Miami Beckham United, the placeholder name of the soccer star’s franchise, paid nearly $19 million for six acres of private land in Overtown in March 2016, after its bids to secure stadium sites at PortMiami, Miami’s Museum Park and across from Marlins Park in Little Havana failed. The private land would make up the bulk of the stadium site, with Miami-Dade’s parcel filling in the rest.

And while the political push was well under way by the time the private deal closed — team representatives held a town hall in Overtown about the stadium’s economic benefits a few months earlier — the Beckham organization hasn’t found the investor dollars needed to build a facility expected to cost more than $200 million to develop.

The delays have roiled the official MLS expansion schedule, with Commissioner Don Garber confirming over the weekend that 2018 will see only one team debut instead of two. The second MLS franchise in Los Angeles — where Beckham used to play — will be the league’s only new team next year, Garber told the soccer-news site Fifty Five One. The site said the solo debut would give MLS its first odd-numbered roster of teams since 2014, creating something of a scheduling headache.

There was a time when Miami was expected to join the league in 2018, too, as the 24th team on the MLS roster. But Beckham’s delays rendered that scenario all but impossible. Sports Illustrated reported in November that MLS had scratched Miami for 2018 in favor of a hoped-for opening in 2019, and Miami Beckham United confirmed the new timetable in a statement last month.

“We’re making progress toward our goal of fielding a team in 2019,” the Feb. 28 statement read, “and we appreciate the strong support of our fans as our kick-off draws closer.”

A Beckham spokesman declined to address Suarez’s comments Monday about affordable housing. The remarks came during a broader discussion about Miami’s widening housing gap and the need to contribute county-owned land to projects catering to middle-income buyers.

“All of us here are well aware of the problem,” Commissioner Daniella Levine Cava said at the meeting. “There have been many efforts to try and address it.

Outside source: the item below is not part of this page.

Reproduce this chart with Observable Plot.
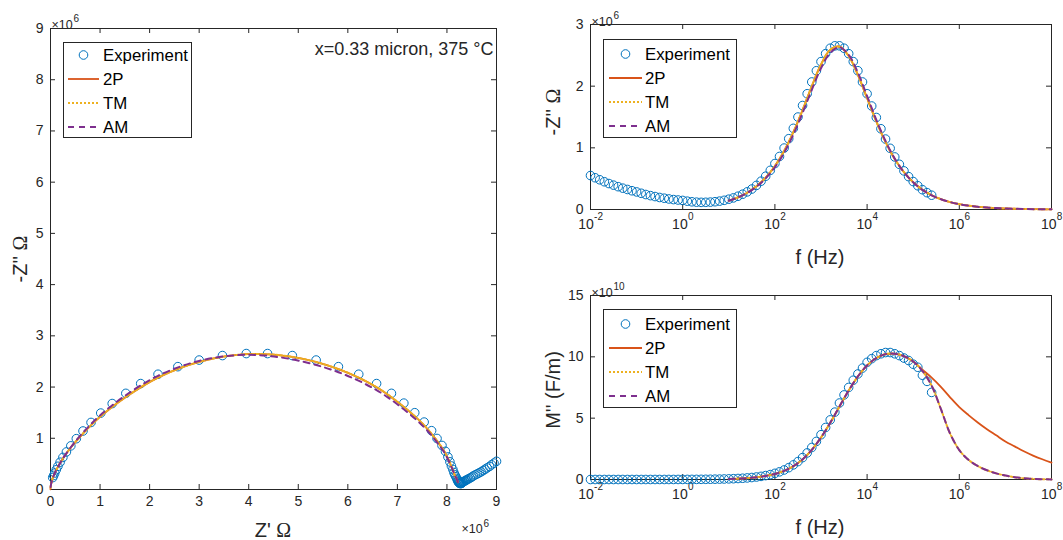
<!DOCTYPE html>
<html><head><meta charset="utf-8">
<script src="https://cdn.jsdelivr.net/npm/d3@7"></script>
<script src="https://cdn.jsdelivr.net/npm/@observablehq/plot@0.6"></script>
<style>
html,body{margin:0;padding:0;background:#fff;}
#wrap{position:relative;width:1063px;height:540px;overflow:hidden;font-family:"Liberation Sans",Arial,Helvetica,sans-serif;color:#262626;}
.pnl{position:absolute;}
.lab{position:absolute;white-space:nowrap;line-height:1;font-size:20px;color:#262626;transform:translate(-50%,-50%);}
.lab.rot{transform:translate(-50%,-50%) rotate(-90deg);}
.om{font-family:"Liberation Serif","Times New Roman",serif;}
</style></head><body><div id="wrap"></div>
<script>
// ---------------- data ----------------
const seriesNames = ["Experiment", "2P", "TM", "AM"];
// experiment: log10 of frequency (Hz)
const expLogF = [-2.0,-1.9,-1.8,-1.7,-1.6,-1.5,-1.4,-1.3,-1.2,-1.1,
 -1.0,-0.9,-0.8,-0.7,-0.6,-0.5,-0.4,-0.3,-0.2,-0.1,
 0.0,0.1,0.2,0.3,0.4,0.5,0.6,0.7,0.8,0.9,
 1.0,1.1,1.2,1.3,1.4,1.5,1.6,1.7,1.8,1.9,
 2.0,2.1,2.2,2.3,2.4,2.5,2.6,2.7,2.8,2.9,
 3.0,3.1,3.2,3.3,3.4,3.5,3.6,3.7,3.8,3.9,
 4.0,4.1,4.2,4.3,4.4,4.5,4.6,4.7,4.8,4.9,
 5.0,5.1,5.2,5.3,5.4];
// Z' (x1e6 ohm)
const expZre = [9.00,8.95,8.90,8.86,8.81,8.77,8.73,8.69,8.65,8.61,
 8.57,8.53,8.50,8.47,8.44,8.41,8.39,8.37,8.35,8.33,
 8.32,8.31,8.30,8.29,8.28,8.27,8.26,8.25,8.24,8.23,
 8.22,8.21,8.20,8.18,8.16,8.14,8.12,8.09,8.06,8.02,
 7.97,7.90,7.80,7.69,7.54,7.35,7.13,6.88,6.58,6.22,
 5.81,5.36,4.88,4.38,3.95,3.47,3.00,2.57,2.17,1.82,
 1.52,1.245,1.014,0.818,0.656,0.521,0.410,0.321,0.250,0.194,
 0.150,0.116,0.085,0.064,0.045];
// -Z'' (x1e6 ohm)
const expZim = [0.551,0.515,0.482,0.450,0.421,0.395,0.370,0.346,0.325,0.304,
 0.285,0.263,0.243,0.225,0.210,0.195,0.183,0.171,0.161,0.154,
 0.147,0.135,0.125,0.119,0.116,0.117,0.120,0.126,0.136,0.149,
 0.167,0.188,0.215,0.248,0.286,0.332,0.391,0.459,0.540,0.635,
 0.745,0.860,0.996,1.148,1.316,1.499,1.686,1.877,2.068,2.250,
 2.398,2.527,2.615,2.654,2.654,2.615,2.527,2.398,2.250,2.068,
 1.877,1.678,1.492,1.309,1.142,0.992,0.852,0.733,0.626,0.533,
 0.453,0.385,0.321,0.273,0.232];
// M'' (x1e10 F/m)
const expM = [0.0001,0.0001,0.0001,0.0001,0.0001,0.0002,0.0002,0.0003,0.0003,0.0004,
 0.0005,0.0007,0.0008,0.0011,0.0013,0.0017,0.0021,0.0026,0.0033,0.0042,
 0.0052,0.0066,0.0083,0.0104,0.0131,0.0164,0.0207,0.0260,0.0327,0.0411,
 0.0516,0.0650,0.0817,0.1025,0.1288,0.1617,0.2031,0.2548,0.3195,0.4003,
 0.501,0.625,0.777,0.964,1.190,1.460,1.784,2.166,2.609,3.104,
 3.650,4.240,4.859,5.491,6.234,6.894,7.504,8.093,8.603,9.083,
 9.550,9.85,10.10,10.25,10.35,10.35,10.25,10.10,9.90,9.70,
 9.40,9.15,8.50,8.00,7.10];

// fitted models: log10 frequency grid
const modLogF = [1.0,1.2,1.4,1.6,1.8,2.0,2.2,2.4,2.6,2.8,
 3.0,3.2,3.4,3.6,3.8,4.0,4.2,4.4,4.6,4.8,
 5.0,5.2,5.4,5.6,5.8,6.0,6.2,6.4,6.6,6.8,
 7.0,7.2,7.4,7.6,7.8,8.0];
const modZre = [8.22,8.20,8.16,8.12,8.06,7.97,7.80,7.54,7.13,6.58,
 5.81,4.88,3.95,3.00,2.17,1.52,1.01,0.655,0.41,0.25,
 0.15,0.085,0.048,0.027,0.015,0.008,0.0045,0.0025,0.0014,0.0008,
 0.0005,0.0003,0.0002,0.0001,0.0001,0.0];
const zim2P = [0.142,0.197,0.273,0.377,0.517,0.705,0.949,1.253,1.613,1.998,
 2.351,2.589,2.641,2.490,2.184,1.805,1.428,1.093,0.819,0.605,
 0.442,0.321,0.232,0.167,0.120,0.086,0.062,0.044,0.032,0.023,
 0.016,0.012,0.008,0.006,0.004,0.003];
const zimTM = [0.142,0.197,0.273,0.377,0.517,0.705,0.949,1.253,1.613,1.998,
 2.351,2.589,2.641,2.490,2.184,1.805,1.428,1.093,0.819,0.605,
 0.442,0.321,0.232,0.167,0.120,0.086,0.062,0.044,0.032,0.023,
 0.016,0.012,0.008,0.006,0.004,0.003];
const zimAM = [0.142,0.197,0.270,0.370,0.505,0.685,0.920,1.215,1.565,1.940,
 2.290,2.540,2.630,2.510,2.220,1.840,1.455,1.110,0.825,0.605,
 0.440,0.318,0.228,0.167,0.120,0.086,0.062,0.044,0.032,0.023,
 0.016,0.012,0.008,0.006,0.004,0.003];
const m2P = [0.045,0.072,0.114,0.181,0.287,0.452,0.705,1.085,1.64,2.42,
 3.42,4.62,5.95,7.25,8.40,9.30,9.90,10.22,10.25,10.05,
 9.62,8.95,8.30,7.55,6.70,5.90,5.25,4.65,4.10,3.60,
 3.10,2.70,2.30,1.95,1.65,1.38];
const mTM = [0.045,0.072,0.114,0.181,0.287,0.452,0.705,1.085,1.64,2.42,
 3.42,4.62,5.95,7.25,8.40,9.30,9.90,10.22,10.25,10.05,
 9.62,8.85,7.65,5.75,3.75,2.40,1.60,1.10,0.75,0.50,
 0.32,0.19,0.10,0.05,0.02,0.01];
const mAM = [0.045,0.072,0.114,0.181,0.287,0.452,0.705,1.085,1.64,2.42,
 3.42,4.62,5.95,7.25,8.40,9.30,9.90,10.22,10.25,10.05,
 9.62,8.85,7.65,5.75,3.75,2.40,1.60,1.10,0.75,0.50,
 0.32,0.19,0.10,0.05,0.02,0.01];

// tick labels
const nyqTicks = [0,1,2,3,4,5,6,7,8,9];
const freqTicks = [1e-2,1e0,1e2,1e4,1e6,1e8];
const freqTickExp = ["-2","0","2","4","6","8"];
const zimTicks = [0,1,2,3];
const mTicks = [0,5,10,15];

// ---------------- build ----------------
const AX = "#262626";
const FONT = "'Liberation Sans', Arial, Helvetica, sans-serif";
const COL = {"Experiment":"#0072BD","2P":"#D95319","TM":"#EDB120","AM":"#7E2F8E"};
const LINE = {
  "2P": {stroke: COL["2P"], strokeWidth: 1.8},
  "TM": {stroke: COL["TM"], strokeWidth: 2, strokeDasharray: "2,2"},
  "AM": {stroke: COL["AM"], strokeWidth: 2, strokeDasharray: "6,5"}
};
const exp = expLogF.map((e, i) => ({f: 10 ** e, zre: expZre[i], zim: expZim[i], m: expM[i]}));
function modelRows(zimArr, mArr) {
  return modLogF.map((e, i) => ({f: 10 ** e, zre: modZre[i], zim: zimArr[i], m: mArr[i]}));
}
const models = {"2P": modelRows(zim2P, m2P), "TM": modelRows(zimTM, mTM), "AM": modelRows(zimAM, mAM)};

function frameTicks(xt, yt, fw, fh, len) {
  return [
    Plot.frame({stroke: AX, strokeWidth: 1}),
    Plot.tickX(xt, {x: d => d, insetTop: fh - len, stroke: AX, strokeWidth: 1}),
    Plot.tickX(xt, {x: d => d, insetBottom: fh - len, stroke: AX, strokeWidth: 1}),
    Plot.tickY(yt, {y: d => d, insetRight: fw - len, stroke: AX, strokeWidth: 1}),
    Plot.tickY(yt, {y: d => d, insetLeft: fw - len, stroke: AX, strokeWidth: 1})
  ];
}
function yLabels(yt) {
  return Plot.text(yt, {y: d => d, text: d => String(d), frameAnchor: "left", dx: -7, textAnchor: "end", fontSize: 14, fill: AX});
}
function logXLabels() {
  const out = [];
  freqTicks.forEach((t, i) => {
    const ex = freqTickExp[i];
    const ew = ex.length === 2 ? 9 : 5.6;
    const total = 15.6 + ew;
    const baseEnd = -total / 2 + 15.6;
    out.push(Plot.text([t], {x: d => d, text: () => "10", frameAnchor: "bottom", dy: 19, dx: baseEnd, textAnchor: "end", fontSize: 14, fill: AX}));
    out.push(Plot.text([t], {x: d => d, text: () => ex, frameAnchor: "bottom", dy: 10, dx: baseEnd + 0.3, textAnchor: "start", fontSize: 10, fill: AX}));
  });
  return out;
}
function expoMark(anchor, dx, dy, sup) {
  return [
    Plot.text(["\u00d710"], {text: d => d, frameAnchor: anchor, dx: dx, dy: dy, textAnchor: "start", fontSize: 12.5, fill: AX}),
    Plot.text([sup], {text: d => d, frameAnchor: anchor, dx: dx + 22, dy: dy - 6, textAnchor: "start", fontSize: 10, fill: AX})
  ];
}
function lineMarks(xk, yk, xcurve) {
  return ["2P", "TM", "AM"].map(n => Plot.line(models[n], {x: xk, y: yk, ...LINE[n], curve: xcurve}));
}
const baseStyle = {fontFamily: FONT, background: "transparent", overflow: "visible"};

const wrap = document.getElementById("wrap");
function place(el, left, top) {
  const d = document.createElement("div");
  d.className = "pnl"; d.style.left = left + "px"; d.style.top = top + "px";
  d.appendChild(el); wrap.appendChild(d);
}

// Nyquist panel
place(Plot.plot({
  width: 540, height: 540, marginLeft: 50, marginRight: 44, marginTop: 28, marginBottom: 51,
  x: {domain: [0, 9], axis: null}, y: {domain: [0, 9], axis: null},
  style: baseStyle,
  marks: [
    ...frameTicks(nyqTicks, nyqTicks, 446, 461, 5),
    Plot.text(nyqTicks, {x: d => d, text: d => String(d), frameAnchor: "bottom", dy: 16, fontSize: 14, fill: AX}),
    yLabels(nyqTicks),
    ...expoMark("top-left", 1, -8, "6"),
    ...expoMark("bottom-right", -35, 43, "6"),
    Plot.text(["x=0.33 micron, 375 \u00b0C"], {text: d => d, frameAnchor: "top-right", dx: -3, dy: 14, textAnchor: "end", fontSize: 18, fill: AX}),
    Plot.dot(exp, {x: "zre", y: "zim", r: 4.3, stroke: COL["Experiment"], strokeWidth: 1}),
    ...lineMarks("zre", "zim", "catmull-rom")
  ]
}), 0, 0);

// -Z'' vs f
place(Plot.plot({
  width: 523, height: 270, marginLeft: 50, marginRight: 12, marginTop: 24, marginBottom: 61,
  x: {type: "log", domain: [1e-2, 1e8], axis: null}, y: {domain: [0, 3], axis: null},
  style: baseStyle,
  marks: [
    ...frameTicks(freqTicks, zimTicks, 461, 185, 5),
    ...logXLabels(),
    yLabels(zimTicks),
    ...expoMark("top-left", 1, -7, "6"),
    Plot.dot(exp, {x: "f", y: "zim", r: 4.3, stroke: COL["Experiment"], strokeWidth: 1}),
    ...lineMarks("f", "zim", "catmull-rom")
  ]
}), 540, 0);

// M'' vs f
place(Plot.plot({
  width: 523, height: 270, marginLeft: 50, marginRight: 12, marginTop: 25, marginBottom: 61,
  x: {type: "log", domain: [1e-2, 1e8], axis: null}, y: {domain: [0, 15], axis: null},
  style: baseStyle,
  marks: [
    ...frameTicks(freqTicks, mTicks, 461, 184, 5),
    ...logXLabels(),
    yLabels(mTicks),
    ...expoMark("top-left", 1, -7, "10"),
    Plot.dot(exp, {x: "f", y: "m", r: 4.3, stroke: COL["Experiment"], strokeWidth: 1}),
    ...lineMarks("f", "m", "catmull-rom")
  ]
}), 540, 270);

// axis titles
function lab(html, x, y, rot) {
  const d = document.createElement("div");
  d.className = "lab" + (rot ? " rot" : "");
  d.style.left = x + "px"; d.style.top = y + "px";
  d.innerHTML = html; wrap.appendChild(d);
}
lab("Z' <span class='om'>\u03a9</span>", 273, 530, false);
lab("-Z'' <span class='om'>\u03a9</span>", 20, 259, true);
lab("f (Hz)", 820, 257, false);
lab("f (Hz)", 820, 527, false);
lab("-Z'' <span class='om'>\u03a9</span>", 553, 112, true);
lab("M'' (F/m)", 553, 390, true);

// legends
const svg = d3.select(wrap).append("svg")
  .attr("width", 1063).attr("height", 540)
  .style("position", "absolute").style("left", 0).style("top", 0).style("pointer-events", "none");
function legend(box, rows, lx0, lx1, tx) {
  const g = svg.append("g");
  g.append("rect").attr("x", box[0]).attr("y", box[1]).attr("width", box[2] - box[0]).attr("height", box[3] - box[1])
    .attr("fill", "#fff").attr("stroke", AX).attr("stroke-width", 1);
  seriesNames.forEach((n, i) => {
    const y = rows[i];
    if (n === "Experiment") {
      g.append("circle").attr("cx", (lx0 + lx1) / 2).attr("cy", y).attr("r", 4.3)
        .attr("fill", "none").attr("stroke", COL[n]).attr("stroke-width", 1);
    } else {
      const s = LINE[n];
      g.append("line").attr("x1", lx0).attr("x2", lx1).attr("y1", y).attr("y2", y)
        .attr("stroke", s.stroke).attr("stroke-width", s.strokeWidth).attr("stroke-dasharray", s.strokeDasharray || null);
    }
    g.append("text").attr("x", tx).attr("y", y).attr("dominant-baseline", "central")
      .attr("font-family", FONT).attr("font-size", 16.8).attr("fill", "#000").text(n);
  });
}
legend([63.5, 42.5, 191.5, 137.5], [55, 79, 103, 127], 68, 99, 103);
legend([603.5, 39.5, 736.5, 137.5], [54, 78, 102, 126], 609, 642, 645);
legend([603.5, 309.5, 736.5, 407.5], [324, 348, 372, 396], 609, 642, 645);
</script></body></html>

But they are totally insufficient … We have to be more aggressive.”

The county-owned land at 678 NW Seventh St. that Beckham wants currently houses low-slung buildings run by the Water and Sewer Department, which uses it mainly for vehicle storage. It sits next to the Tuscan Place towers, a 199-unit apartment tower that caters to low-income residents.

Edmonson, the Overtown commissioner, said she wasn’t ready to advocate for a future use of the planned stadium site, which Beckham’s team has pitched as an economic boon for the neighborhood.

“I like the sound of affordable housing,” she said. “However, I also like the sound of bringing jobs to that area.”